┌─ SOURCE DATA
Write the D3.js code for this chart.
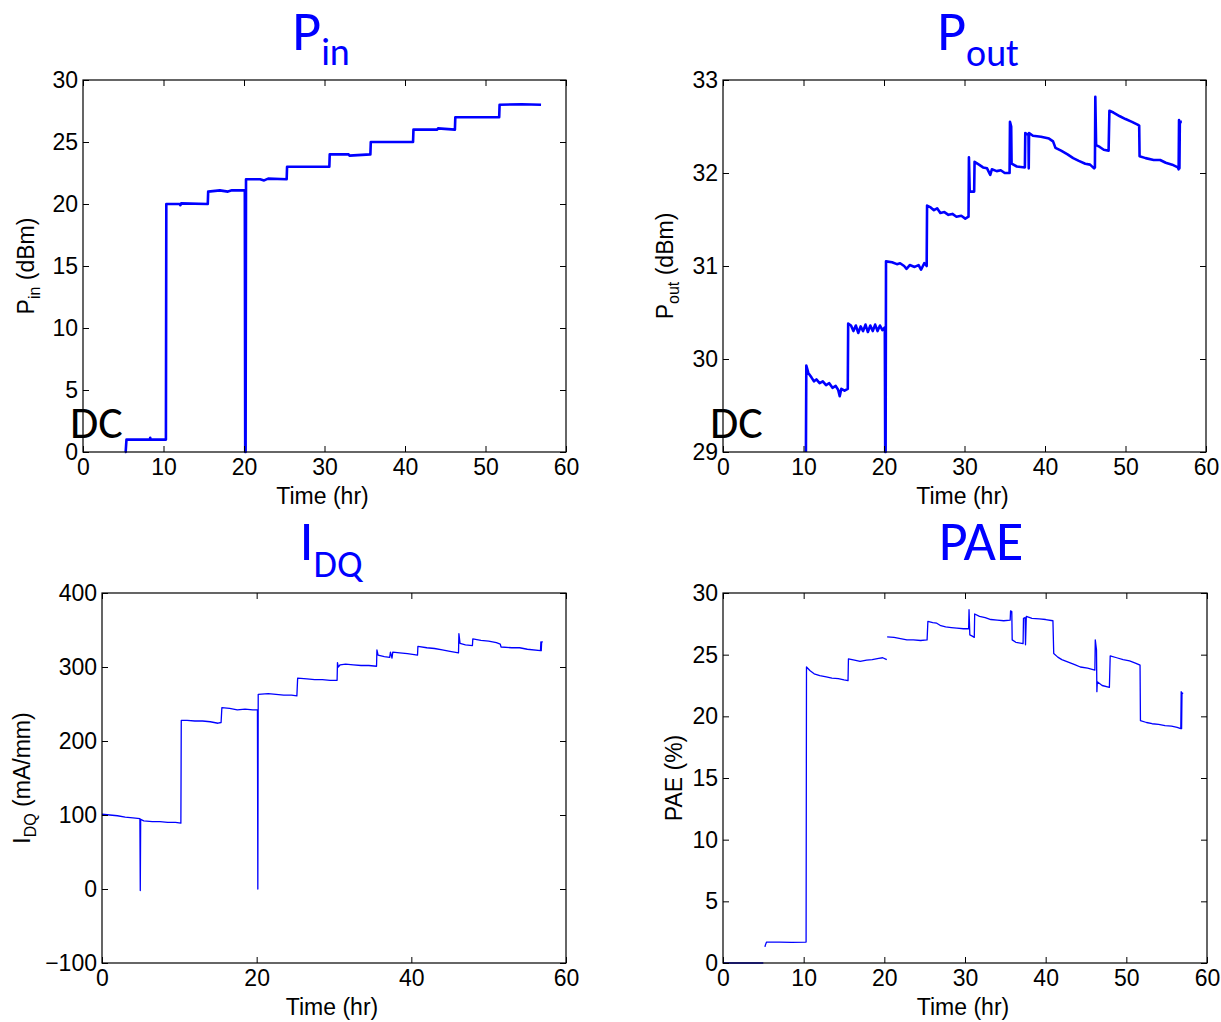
└─
┌─ SOURCE DATA
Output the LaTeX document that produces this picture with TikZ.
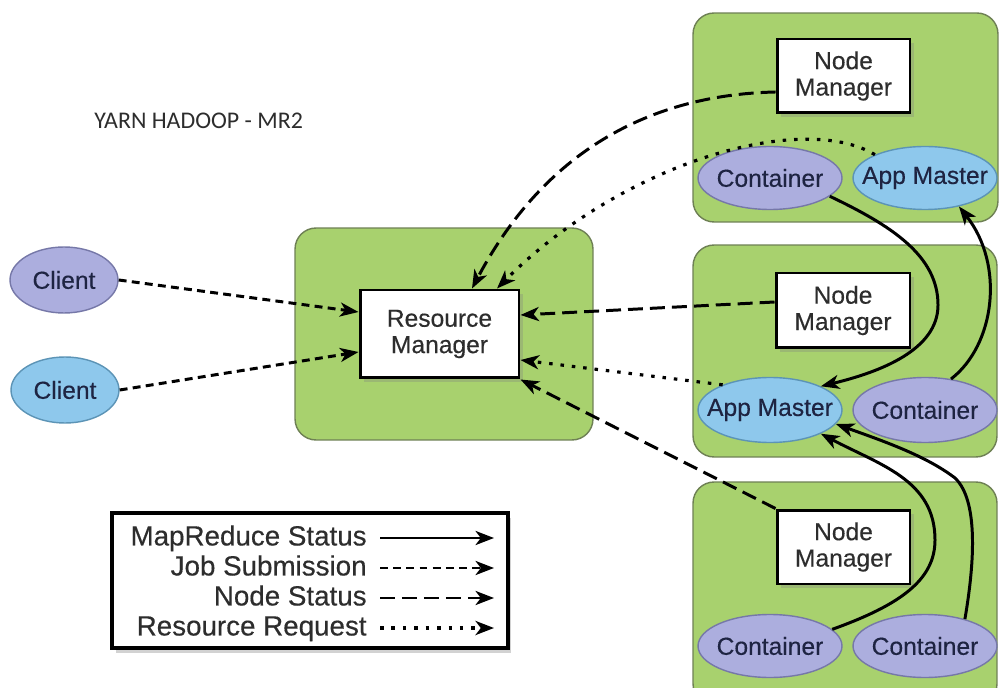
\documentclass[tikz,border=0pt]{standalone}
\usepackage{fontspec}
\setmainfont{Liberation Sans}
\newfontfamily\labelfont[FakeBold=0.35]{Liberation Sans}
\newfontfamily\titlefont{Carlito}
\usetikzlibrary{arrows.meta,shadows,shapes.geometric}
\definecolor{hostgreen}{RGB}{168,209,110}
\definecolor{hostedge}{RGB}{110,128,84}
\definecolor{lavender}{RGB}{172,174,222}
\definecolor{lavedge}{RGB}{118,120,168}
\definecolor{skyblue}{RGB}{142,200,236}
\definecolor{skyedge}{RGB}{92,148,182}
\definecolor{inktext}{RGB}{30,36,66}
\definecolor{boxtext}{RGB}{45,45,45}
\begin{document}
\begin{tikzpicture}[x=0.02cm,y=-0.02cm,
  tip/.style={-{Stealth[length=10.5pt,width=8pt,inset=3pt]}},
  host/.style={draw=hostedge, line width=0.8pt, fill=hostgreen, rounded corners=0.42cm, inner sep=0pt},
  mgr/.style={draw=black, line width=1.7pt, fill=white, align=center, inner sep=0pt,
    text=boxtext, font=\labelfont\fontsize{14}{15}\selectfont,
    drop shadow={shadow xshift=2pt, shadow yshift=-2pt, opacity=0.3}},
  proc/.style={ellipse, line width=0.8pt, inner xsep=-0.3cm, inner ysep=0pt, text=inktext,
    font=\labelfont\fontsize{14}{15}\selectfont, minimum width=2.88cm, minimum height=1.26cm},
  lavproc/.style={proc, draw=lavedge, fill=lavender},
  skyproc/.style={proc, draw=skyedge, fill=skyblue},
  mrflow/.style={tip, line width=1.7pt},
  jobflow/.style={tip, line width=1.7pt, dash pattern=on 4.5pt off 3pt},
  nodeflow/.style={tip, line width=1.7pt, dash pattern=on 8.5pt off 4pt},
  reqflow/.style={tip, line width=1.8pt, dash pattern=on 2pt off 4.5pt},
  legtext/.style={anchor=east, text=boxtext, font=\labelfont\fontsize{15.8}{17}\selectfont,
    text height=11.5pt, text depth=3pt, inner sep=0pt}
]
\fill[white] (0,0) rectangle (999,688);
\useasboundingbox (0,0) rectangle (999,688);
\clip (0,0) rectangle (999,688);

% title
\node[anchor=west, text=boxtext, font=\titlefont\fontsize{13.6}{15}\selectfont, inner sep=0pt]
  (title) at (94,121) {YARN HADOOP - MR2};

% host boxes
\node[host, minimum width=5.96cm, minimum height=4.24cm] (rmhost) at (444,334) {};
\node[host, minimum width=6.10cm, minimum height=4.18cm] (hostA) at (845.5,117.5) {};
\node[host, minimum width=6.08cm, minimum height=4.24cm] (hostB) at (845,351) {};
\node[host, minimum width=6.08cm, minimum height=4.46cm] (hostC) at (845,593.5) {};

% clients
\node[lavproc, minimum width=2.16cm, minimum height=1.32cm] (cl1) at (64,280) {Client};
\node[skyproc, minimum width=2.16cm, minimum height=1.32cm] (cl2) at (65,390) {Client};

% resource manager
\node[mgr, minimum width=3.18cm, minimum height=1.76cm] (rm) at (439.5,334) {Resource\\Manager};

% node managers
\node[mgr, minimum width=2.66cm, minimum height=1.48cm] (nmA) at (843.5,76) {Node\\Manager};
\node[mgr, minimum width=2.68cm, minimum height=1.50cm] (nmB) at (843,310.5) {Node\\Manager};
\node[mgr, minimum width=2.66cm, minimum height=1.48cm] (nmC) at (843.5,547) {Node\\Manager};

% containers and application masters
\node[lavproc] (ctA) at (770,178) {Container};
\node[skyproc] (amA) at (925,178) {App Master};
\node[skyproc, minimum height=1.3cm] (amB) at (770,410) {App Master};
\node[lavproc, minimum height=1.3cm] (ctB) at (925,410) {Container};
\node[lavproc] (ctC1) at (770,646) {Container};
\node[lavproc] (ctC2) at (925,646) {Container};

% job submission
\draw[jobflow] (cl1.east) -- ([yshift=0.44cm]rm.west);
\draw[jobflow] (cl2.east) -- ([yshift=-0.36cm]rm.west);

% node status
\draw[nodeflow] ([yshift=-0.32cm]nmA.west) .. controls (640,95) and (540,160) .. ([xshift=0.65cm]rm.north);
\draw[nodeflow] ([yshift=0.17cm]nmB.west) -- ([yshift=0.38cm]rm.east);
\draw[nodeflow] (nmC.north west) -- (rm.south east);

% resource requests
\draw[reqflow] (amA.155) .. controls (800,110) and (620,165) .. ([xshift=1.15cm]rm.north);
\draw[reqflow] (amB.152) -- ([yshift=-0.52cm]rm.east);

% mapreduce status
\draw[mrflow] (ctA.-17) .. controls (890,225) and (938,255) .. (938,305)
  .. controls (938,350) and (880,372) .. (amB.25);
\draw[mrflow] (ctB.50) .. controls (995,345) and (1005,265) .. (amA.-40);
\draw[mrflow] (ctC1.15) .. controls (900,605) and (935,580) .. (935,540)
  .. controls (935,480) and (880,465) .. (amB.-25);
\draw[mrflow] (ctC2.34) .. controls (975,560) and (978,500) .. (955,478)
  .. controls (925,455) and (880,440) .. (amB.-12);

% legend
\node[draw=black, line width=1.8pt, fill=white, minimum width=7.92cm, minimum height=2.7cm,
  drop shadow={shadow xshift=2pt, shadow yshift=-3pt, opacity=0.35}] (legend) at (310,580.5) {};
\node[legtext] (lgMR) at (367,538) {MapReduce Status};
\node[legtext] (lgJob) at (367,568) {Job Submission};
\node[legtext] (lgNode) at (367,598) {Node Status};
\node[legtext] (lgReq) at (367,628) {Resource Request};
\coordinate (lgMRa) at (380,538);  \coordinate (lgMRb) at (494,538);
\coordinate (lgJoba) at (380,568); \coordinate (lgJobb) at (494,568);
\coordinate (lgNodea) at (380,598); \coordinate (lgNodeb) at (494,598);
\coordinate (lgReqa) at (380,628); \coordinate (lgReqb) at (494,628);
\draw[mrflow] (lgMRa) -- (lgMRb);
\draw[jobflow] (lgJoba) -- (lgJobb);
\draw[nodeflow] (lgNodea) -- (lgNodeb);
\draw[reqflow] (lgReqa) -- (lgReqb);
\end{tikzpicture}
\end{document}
└─
┌─ SOURCE DATA
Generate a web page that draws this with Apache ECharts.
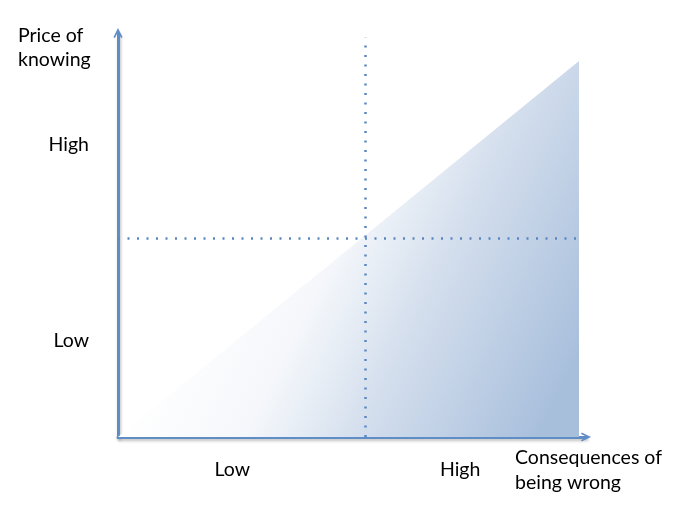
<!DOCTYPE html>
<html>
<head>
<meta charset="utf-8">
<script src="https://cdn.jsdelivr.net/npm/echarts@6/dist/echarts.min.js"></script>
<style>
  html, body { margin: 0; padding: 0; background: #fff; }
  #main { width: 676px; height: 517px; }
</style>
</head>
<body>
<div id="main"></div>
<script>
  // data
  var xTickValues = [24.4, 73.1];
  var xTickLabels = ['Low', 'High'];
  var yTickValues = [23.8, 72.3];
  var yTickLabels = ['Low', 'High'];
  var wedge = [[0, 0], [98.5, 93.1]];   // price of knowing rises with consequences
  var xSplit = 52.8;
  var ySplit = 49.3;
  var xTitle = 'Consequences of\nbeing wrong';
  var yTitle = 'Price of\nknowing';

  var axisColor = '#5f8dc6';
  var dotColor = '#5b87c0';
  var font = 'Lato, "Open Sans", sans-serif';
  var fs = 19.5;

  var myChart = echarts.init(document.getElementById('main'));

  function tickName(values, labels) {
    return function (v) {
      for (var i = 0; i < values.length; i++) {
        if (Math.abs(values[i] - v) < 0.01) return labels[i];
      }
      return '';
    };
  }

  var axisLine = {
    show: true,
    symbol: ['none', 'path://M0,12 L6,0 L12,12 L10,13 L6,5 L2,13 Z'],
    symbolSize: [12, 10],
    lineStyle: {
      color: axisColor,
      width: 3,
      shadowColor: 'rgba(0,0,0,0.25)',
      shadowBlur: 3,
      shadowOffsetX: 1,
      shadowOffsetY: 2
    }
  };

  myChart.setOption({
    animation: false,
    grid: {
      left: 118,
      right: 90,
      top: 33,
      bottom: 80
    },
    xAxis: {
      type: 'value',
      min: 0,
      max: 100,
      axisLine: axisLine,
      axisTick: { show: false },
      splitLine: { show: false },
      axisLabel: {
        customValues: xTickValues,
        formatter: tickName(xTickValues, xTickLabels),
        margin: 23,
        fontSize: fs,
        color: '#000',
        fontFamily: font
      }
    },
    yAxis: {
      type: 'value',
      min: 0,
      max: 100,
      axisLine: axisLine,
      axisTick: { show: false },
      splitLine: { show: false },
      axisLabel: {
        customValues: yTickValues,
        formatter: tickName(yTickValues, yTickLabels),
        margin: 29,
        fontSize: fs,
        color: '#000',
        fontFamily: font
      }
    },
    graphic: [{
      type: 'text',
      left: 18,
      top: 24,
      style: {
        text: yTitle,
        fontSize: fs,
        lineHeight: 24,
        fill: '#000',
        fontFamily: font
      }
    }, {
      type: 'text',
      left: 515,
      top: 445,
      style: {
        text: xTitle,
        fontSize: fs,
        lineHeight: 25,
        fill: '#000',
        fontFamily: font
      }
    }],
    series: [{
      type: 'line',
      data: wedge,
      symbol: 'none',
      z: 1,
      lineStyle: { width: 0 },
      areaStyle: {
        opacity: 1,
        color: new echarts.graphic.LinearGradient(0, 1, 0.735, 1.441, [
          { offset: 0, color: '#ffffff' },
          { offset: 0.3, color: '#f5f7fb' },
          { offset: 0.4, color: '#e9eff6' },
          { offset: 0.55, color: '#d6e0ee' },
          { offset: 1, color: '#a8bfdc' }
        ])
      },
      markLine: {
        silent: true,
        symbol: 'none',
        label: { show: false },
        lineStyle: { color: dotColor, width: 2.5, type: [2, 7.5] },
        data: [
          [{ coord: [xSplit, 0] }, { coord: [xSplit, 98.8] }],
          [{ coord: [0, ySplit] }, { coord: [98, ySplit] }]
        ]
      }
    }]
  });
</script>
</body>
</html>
└─
» INSTRUCTIONS FOR THE TASK: Look for lines containing the string "that" and copy them all.

» SOLUTION FOR THIS TASK:
Output the LaTeX document that produces this picture with TikZ.
Generate a web page that draws this with Apache ECharts.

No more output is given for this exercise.